The software has to poll for
done
going high. -
Define hardware that makes up the core
Because the hardware is a slave, the implementation is straight forward.
page 47
Note that we are not writing memory, we are pretending to be the memory.
page 48
-
Write the software to interact with it
#define MY_ACCEL_BASE (volatile int *) 0x0002040 #define num 12973 void main() { // Write the number to location 0 in our memory chip // But we're actually not writing to memory // We're just sending the request via the bus *(MY_ACCEL_BASE + 0) = num; // Keep looping if not done while ((*(MY_ACCEL_BASE + 2)) == 0); // Read if prime prime = 0; if (*(MY_ACCEL_BASE + 1)) prime = 1; }
Variables in C can either end up in registers or memory. Using
volatile
will ensure the variable is mapped to the register. Otherwise, it might be mapped to a register and thus no transaction on the bus.What will happen if the
volatile
on line 1 is removed?The
MY_ACCEL_BASE
might be put into a register, and thus the while loop might become infinite loop because it would just read the register over and over again.
Example 2: Master and Slave
We want: an accelerator that draws a box in the pixel buffer
The accelerator must be a slave because the processor can write and read values to the control registers
The accelerator must also be a master because the pixel buffer is stored in memory and the accelerator must initiate.
Memory map:
page 52
The slave interface would implement the registers and interface to the Avalon fabric.

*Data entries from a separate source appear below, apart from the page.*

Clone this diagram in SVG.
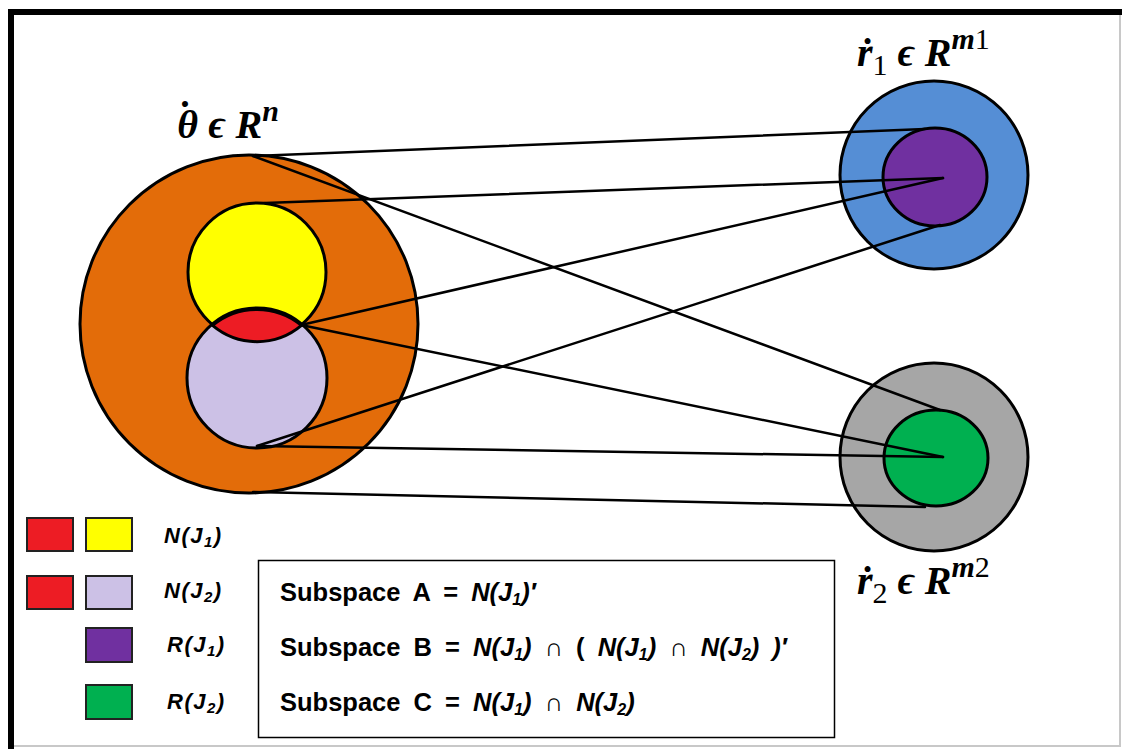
<svg xmlns="http://www.w3.org/2000/svg" width="1122" height="749" viewBox="0 0 1122 749">
<style>
.c{stroke:#000;stroke-width:3}
.ln{stroke:#000;stroke-width:2.5;fill:none;stroke-linecap:round}
.sw{stroke:#222;stroke-width:2}
.math{font-family:"Liberation Serif","DejaVu Serif",serif;font-weight:bold;font-style:italic;font-size:40px;fill:#000}
.up{font-style:normal;font-weight:normal}
.lg{font-family:"Liberation Sans",Arial,sans-serif;font-style:italic;font-weight:bold;font-size:22px;letter-spacing:1.5px;fill:#000}
.bx{font-family:"Liberation Sans",Arial,sans-serif;font-weight:bold;font-size:25.5px;fill:#000;word-spacing:6px}
.it{font-style:italic}
</style>
<rect x="0" y="0" width="1122" height="749" fill="#fff"/>
<g id="frame">
<rect x="10" y="11" width="1110" height="735" fill="none" stroke="#c8c8c8" stroke-width="2"/>
<line x1="8" y1="12" x2="1122" y2="12" stroke="#000" stroke-width="6"/>
<line x1="11" y1="9" x2="11" y2="749" stroke="#000" stroke-width="6"/>
</g>
<g id="theta-space">
<circle class="c" cx="249" cy="324" r="169" fill="#E36C09"/>
</g>
<g id="N-J1">
<circle class="c" cx="257" cy="272" r="69" fill="#FFFF00"/>
</g>
<g id="N-J2">
<circle class="c" cx="257" cy="378" r="70" fill="#CCC1E6"/>
</g>
<g id="intersection">
<path class="c" d="M212.5 325.4 A70 70 0 0 1 301.5 325.4 A69 69 0 0 1 212.5 325.4 Z" fill="#ED1C24"/>
</g>
<g id="r1-space">
<circle class="c" cx="934" cy="175" r="94" fill="#558ED5"/>
</g>
<g id="R-J1">
<ellipse class="c" cx="935" cy="177" rx="52" ry="49" fill="#7030A0"/>
</g>
<g id="r2-space">
<circle class="c" cx="934" cy="457" r="94" fill="#A6A6A6"/>
</g>
<g id="R-J2">
<ellipse class="c" cx="936" cy="458" rx="52" ry="48" fill="#00B050"/>
</g>
<g id="connectors">
<line class="ln" x1="253" y1="156" x2="925" y2="129"/>
<line class="ln" x1="253" y1="156" x2="940" y2="410"/>
<line class="ln" x1="265" y1="203" x2="943" y2="178"/>
<line class="ln" x1="301" y1="325" x2="943" y2="178"/>
<line class="ln" x1="301" y1="325" x2="943" y2="457"/>
<line class="ln" x1="257" y1="446" x2="943" y2="457"/>
<line class="ln" x1="257" y1="446" x2="940" y2="225"/>
<line class="ln" x1="253" y1="492" x2="925" y2="507"/>
</g>
<g id="labels">
<text class="math" x="176" y="138">θ<tspan dx="-22" dy="-9">˙</tspan><tspan dx="9" dy="9"> ϵ R</tspan><tspan dy="-17" font-size="30">n</tspan></text>
<text class="math" x="857" y="66">ṙ<tspan class="up" dy="9" font-size="30">1</tspan><tspan dy="-9"> ϵ R</tspan><tspan dy="-17" font-size="30">m</tspan><tspan class="up" font-size="30">1</tspan></text>
<text class="math" x="857" y="594">ṙ<tspan class="up" dy="9" font-size="30">2</tspan><tspan dy="-9"> ϵ R</tspan><tspan dy="-17" font-size="30">m</tspan><tspan class="up" font-size="30">2</tspan></text>
</g>
<g id="legend">
<rect class="sw" x="27" y="518" width="46" height="33" fill="#ED1C24"/>
<rect class="sw" x="86" y="518" width="46" height="33" fill="#FFFF00"/>
<rect class="sw" x="27" y="576" width="46" height="33" fill="#ED1C24"/>
<rect class="sw" x="86" y="576" width="46" height="33" fill="#CCC1E6"/>
<rect class="sw" x="86" y="628" width="46" height="34" fill="#7030A0"/>
<rect class="sw" x="86" y="685" width="46" height="34" fill="#00B050"/>
<text class="lg" x="164" y="543">N(J<tspan font-size="15" dy="4">1</tspan><tspan dy="-4">)</tspan></text>
<text class="lg" x="164" y="598">N(J<tspan font-size="15" dy="4">2</tspan><tspan dy="-4">)</tspan></text>
<text class="lg" x="167" y="652">R(J<tspan font-size="15" dy="4">1</tspan><tspan dy="-4">)</tspan></text>
<text class="lg" x="167" y="709">R(J<tspan font-size="15" dy="4">2</tspan><tspan dy="-4">)</tspan></text>
</g>
<g id="subspace-box">
<rect x="258.5" y="560.5" width="576" height="177" fill="#fff" stroke="#000" stroke-width="1.5"/>
<text class="bx" x="280" y="601">Subspace A = <tspan class="it">N(J<tspan font-size="16" dy="4">1</tspan><tspan dy="-4">)′</tspan></tspan></text>
<text class="bx" x="280" y="656">Subspace B = <tspan class="it">N(J<tspan font-size="16" dy="4">1</tspan><tspan dy="-4">)</tspan></tspan> ∩  ( <tspan class="it">N(J<tspan font-size="16" dy="4">1</tspan><tspan dy="-4">)</tspan></tspan> ∩  <tspan class="it">N(J<tspan font-size="16" dy="4">2</tspan><tspan dy="-4">) )′</tspan></tspan></text>
<text class="bx" x="280" y="711">Subspace C = <tspan class="it">N(J<tspan font-size="16" dy="4">1</tspan><tspan dy="-4">)</tspan></tspan> ∩ <tspan class="it">N(J<tspan font-size="16" dy="4">2</tspan><tspan dy="-4">)</tspan></tspan></text>
</g>
</svg>
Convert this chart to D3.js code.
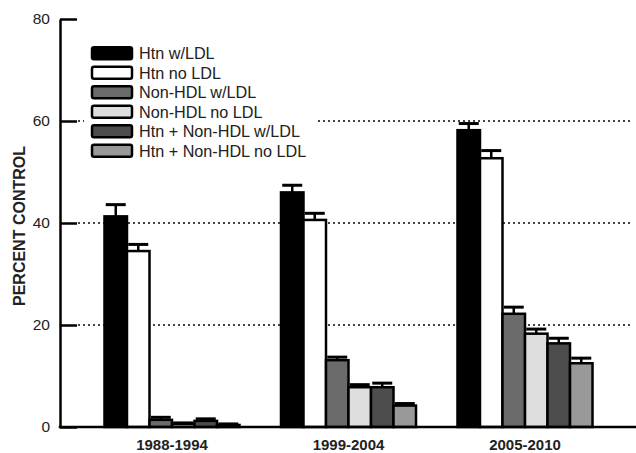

Other Way of Hardware Acceleration
page 60
One could create a custom instruction that is connected to some custom logic.
A question to ask is: “is it work accelerate?”. If, without loss of generality, 80% of the time the system is executing 10% of the code such as a loop, then consider implementing one.
What are the limitations?
- In most cases, it takes more time to transfer the data to accelerator than using it to execute code
- Amdahl’s Law
Amdahl’s Law
Speedup is limited by the amount of code that we cannot speed up. Suppose \(P\) is the fraction of execution you can speed up, and \(S\) is the amount that we CAN speed up. Then the expression of for how much speedup there is is given as:
\[\frac{1}{(1-P)+\frac{P}{S}}\]For example, if 25% of the code executed can run twice as fast, then \(P=0.25\), \(S=2\) and the overall speed up is \(14\%\).